Directive: Locate the lines that hold the string "matplotlib". Copy every such line.
■ ■ ■ ■ ■
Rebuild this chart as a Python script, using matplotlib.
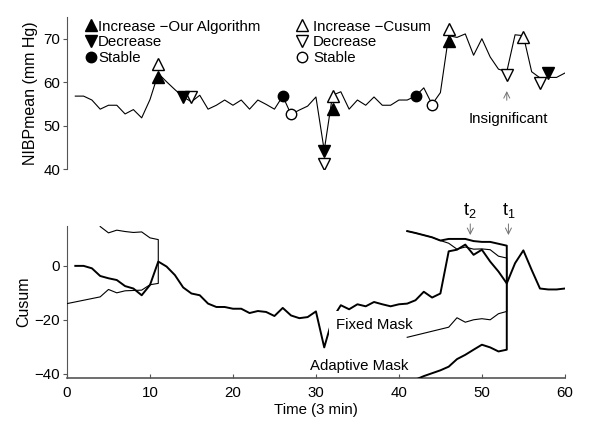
import numpy as np
import matplotlib
matplotlib.use('Agg')
import matplotlib.pyplot as plt
from matplotlib.lines import Line2D

plt.rcParams['font.family'] = ['Liberation Sans', 'DejaVu Sans']
plt.rcParams['font.size'] = 10.8
plt.rcParams['mathtext.fontset'] = 'custom'
plt.rcParams['mathtext.rm'] = 'Liberation Sans'
plt.rcParams['mathtext.it'] = 'Liberation Sans'

# top panel: mean blood pressure, one sample every 3 min
t = np.arange(1, 61)
nibp = [56.8, 56.8, 55.9, 53.8, 54.7, 54.7, 52.7, 53.7, 51.8, 56.0,
        62.0, 60.1, 58.3, 56.6, 55.5, 57.0, 53.8, 54.7, 55.9, 54.7,
        55.9, 53.8, 55.9, 54.9, 53.8, 56.8, 52.6, 53.6, 54.5, 56.6,
        44.3, 57.0, 57.8, 53.8, 55.9, 54.7, 56.6, 54.7, 54.7, 55.9,
        55.9, 56.8, 58.7, 54.9, 57.6, 70.7, 70.3, 71.1, 66.2, 70.0,
        65.8, 63.0, 62.4, 70.9, 70.7, 62.4, 61.0, 61.1, 61.1, 62.1]

# detected events
inc_ours_t, inc_ours_v = [11, 32, 46], [61.1, 53.9, 69.4]
dec_ours_t, dec_ours_v = [14, 31, 58], [56.5, 44.2, 62.0]
stb_ours_t, stb_ours_v = [26, 42], [56.8, 56.8]
inc_cus_t, inc_cus_v = [11, 32, 46, 55], [64.2, 56.8, 72.2, 70.4]
dec_cus_t, dec_cus_v = [15, 31, 53, 57], [56.5, 41.3, 61.7, 59.8]
stb_cus_t, stb_cus_v = [27, 44], [52.6, 54.8]

# bottom panel: cusum
cusum = [0, 0, -0.9, -3.75, -4.6, -5.25, -7.5, -8.4, -10.9, -7.1,
         1.6, -0.25, -3.4, -8.0, -10.25, -10.9, -14.0, -15.25, -15.25, -15.9,
         -15.9, -17.5, -16.75, -17.1, -18.6, -15.6, -18.4, -19.4, -19.0, -16.9,
         -30.25, -19.5, -14.6, -16.1, -14.25, -15.0, -13.4, -14.25, -15.0, -14.25,
         -14.0, -12.75, -9.6, -11.75, -10.25, 5.4, 6.0, 7.9, 4.1, 6.0,
         1.6, -2.1, -6.5, 1.0, 5.75, -1.5, -8.4, -8.75, -8.75, -8.4]

# V-mask at t=11
m1_up_t = [4, 5, 6, 7, 8, 9, 10, 11]
m1_up_v = [14.6, 12.25, 13.25, 12.75, 12.4, 12.6, 10.4, 9.75]
m1_lo_t = [0, 4, 5, 6, 7, 9, 10, 11]
m1_lo_v = [-14.0, -11.5, -8.75, -10.0, -9.25, -9.0, -7.0, -6.5]

# masks at t1=53
fix_up_t = [41, 42, 43, 44, 45, 46, 47, 48, 49, 50, 51, 52, 53]
fix_up_v = [12.9, 12.2, 11.4, 10.6, 9.4, 8.4, 6.2, 7.0, 6.2, 6.3, 6.0, 3.6, 2.9]
fix_lo_t = [41, 46, 47, 48, 49, 50, 51, 52, 53]
fix_lo_v = [-26.5, -22.75, -19.25, -20.9, -20.0, -19.6, -20.0, -17.75, -16.9]
ada_up_t = [41, 42, 43, 44, 45, 46, 47, 48, 49, 50, 51, 52, 53]
ada_up_v = [12.9, 12.2, 11.4, 10.6, 9.4, 10.0, 10.0, 10.0, 9.2, 8.9, 8.9, 8.2, 7.5]
ada_lo_t = [42, 43, 45, 46, 47, 48, 49, 50, 51, 52, 53]
ada_lo_v = [-42.2, -40.9, -38.75, -37.4, -34.6, -33.0, -31.1, -29.25, -30.25, -31.75, -31.1]

fig = plt.figure(figsize=(6.02, 4.24), dpi=100)
ax1 = fig.add_axes([0.1113, 0.601, 0.827, 0.359])
ax2 = fig.add_axes([0.1113, 0.1085, 0.827, 0.3585])

spine_c = '#555555'

# ---- top ----
ax1.plot(t, nibp, color='k', lw=0.8, zorder=2)
ms = 8.5
ax1.plot(inc_ours_t, inc_ours_v, '^', color='k', ms=ms, zorder=4)
ax1.plot(dec_ours_t, dec_ours_v, 'v', color='k', ms=ms, zorder=4)
ax1.plot(stb_ours_t, stb_ours_v, 'o', color='k', ms=7.5, zorder=4)
ax1.plot(inc_cus_t, inc_cus_v, '^', mfc='white', mec='k', mew=1, ms=ms, zorder=3)
ax1.plot(dec_cus_t, dec_cus_v, 'v', mfc='white', mec='k', mew=1, ms=ms, zorder=3)
ax1.plot(stb_cus_t, stb_cus_v, 'o', mfc='white', mec='k', mew=1, ms=7.5, zorder=3)

ax1.annotate('', xy=(53, 58.6), xytext=(53, 55.2),
             arrowprops=dict(arrowstyle='->', color='0.45', lw=0.7))
ax1.text(53.2, 51.6, 'Insignificant', ha='center', va='center')

ax1.set_xlim(0, 60)
ax1.set_ylim(40, 75)
ax1.set_yticks([40, 50, 60, 70])
ax1.set_xticks([])
for s in ['top', 'right', 'bottom']:
    ax1.spines[s].set_visible(False)
ax1.spines['left'].set_color(spine_c)
ax1.tick_params(axis='y', direction='out', length=3, color=spine_c, pad=2)
ax1.set_ylabel('NIBPmean (mm Hg)', labelpad=4, fontsize=11.5)

h1 = [Line2D([], [], ls='none', marker='^', color='k', ms=ms),
      Line2D([], [], ls='none', marker='v', color='k', ms=ms),
      Line2D([], [], ls='none', marker='o', color='k', ms=7.5)]
h2 = [Line2D([], [], ls='none', marker='^', mfc='white', mec='k', ms=ms),
      Line2D([], [], ls='none', marker='v', mfc='white', mec='k', ms=ms),
      Line2D([], [], ls='none', marker='o', mfc='white', mec='k', ms=7.5)]
leg1 = ax1.legend(h1, ['Increase \u2212Our Algorithm', 'Decrease', 'Stable'],
                  loc='upper left', bbox_to_anchor=(0.038, 0.982), frameon=False,
                  handlelength=0.7, handletextpad=0.1, labelspacing=0.12,
                  borderpad=0, borderaxespad=0)
ax1.add_artist(leg1)
ax1.legend(h2, ['Increase \u2212Cusum', 'Decrease', 'Stable'],
           loc='upper left', bbox_to_anchor=(0.461, 0.982), frameon=False,
           handlelength=0.7, handletextpad=0.4, labelspacing=0.12,
           borderpad=0, borderaxespad=0)

# ---- bottom ----
ax2.plot(t, cusum, color='k', lw=1.4, zorder=1)
ax2.plot(m1_up_t + m1_lo_t[::-1], m1_up_v + m1_lo_v[::-1], color='k', lw=0.8, zorder=3)
ax2.plot(fix_up_t + fix_lo_t[::-1], fix_up_v + fix_lo_v[::-1], color='k', lw=0.8, zorder=3)
ax2.plot(ada_up_t + ada_lo_t[::-1], ada_up_v + ada_lo_v[::-1], color='k', lw=1.4, zorder=3)

ax2.text(32.4, -22, 'Fixed Mask', ha='left', va='center', zorder=2,
         bbox=dict(facecolor='white', edgecolor='none', pad=5))
ax2.text(29.3, -37, 'Adaptive Mask', ha='left', va='center')

for tx, lab in [(48.6, r'$\mathrm{t}_2$'), (53.2, r'$\mathrm{t}_1$')]:
    ax2.annotate('', xy=(tx, 10.4), xytext=(tx, 16.6), annotation_clip=False,
                 arrowprops=dict(arrowstyle='->', color='0.45', lw=0.7))
    ax2.text(tx, 16.9, lab, ha='center', va='bottom', fontsize=13, clip_on=False)

ax2.set_xlim(0, 60)
ax2.set_ylim(-41.6, 14.8)
ax2.set_xticks(range(0, 61, 10))
ax2.set_yticks([-40, -20, 0])
for s in ['top', 'right']:
    ax2.spines[s].set_visible(False)
ax2.spines['left'].set_color(spine_c)
ax2.spines['bottom'].set_color(spine_c)
ax2.spines['bottom'].set_linewidth(1.2)
ax2.tick_params(axis='x', direction='in', length=3, color=spine_c, pad=6)
ax2.tick_params(axis='y', direction='out', length=3, color=spine_c, pad=2)
ax2.set_ylabel('Cusum', labelpad=2, fontsize=11.5)
ax2.set_xlabel('Time (3 min)', labelpad=2)

fig.savefig('out.png', dpi=100)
■ ■ ■ ■ ■
Solved exercise:
Rebuild this chart as a Python script, using matplotlib.
import matplotlib
matplotlib.use('Agg')
import matplotlib.pyplot as plt
from matplotlib.lines import Line2D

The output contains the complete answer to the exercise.